6. We have carefully considered the submissions made before us and have perused the records and the case law cited on behalf of the appellants. We observe that the Tribunal had in Collector of Central Excise v. Black Diamond Beverages, 1996 (83) E.L.T. 143 (Tribunal) examined the request of reversal of credit lying in stock when the final product was withdrawn from Modvat Scheme. Relying on the decision of the Tribunal in Tripty Drinks (P) Ltd. v. Collector of Central Excise, 1993 (63) E.L.T. 101, the Tribunal had held that since there was no provision in the Modvat Rules or in the Notification withdrawing the benefit of Modvat Scheme on the final products there cannot be any recovery of credit already utilised under Rule 57F. Further, the Tribunal has in Ravi Paints and Chemicals v. Collector of Central Excise, 1996 (63) ECR 433 held that credit taken on inputs and utilised when the final product was dutiable would not be required to be reversed when the final product becomes exempted from duty subsequently. We also find that the M.P. High Court judgment in Gilt Pack Limited v. Assistant Collector, supra has held that denial of Modvat credit would not be justified when the final product was cleared after payment of full duty with the full knowledge of excise authorities. Disallowing of credit later would be erroneous. It is also seen that in H.M.M. Ltd. v. CCE, supra, the Hon’ble Apex Court had upheld the assessees claim to take credit on duly paid inputs even though the goods manufactured out of such inputs had been transferred in bulk packing without payment of duty to another unit of the same manufacturer for being packed and cleared for the purposes of unit packing.

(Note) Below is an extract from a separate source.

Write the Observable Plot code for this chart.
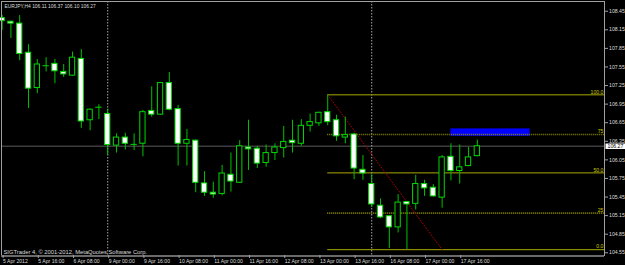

7. Having regard to the ratio of the said decisions, we are of the view that the lower authority had wrongly denied Modvat credit to the appellants in respect of 3,13,728 Nos. of bottles filled with aerated waters. We agree with the contention of the ld. Counsel for the appellants that the distinction made by the Collector between empty bottles containing aerated water was not warranted in this case. We, therefore, allow the appeal and set aside the impugned order with consequential benefit to the appellants, if any, in accordance with law.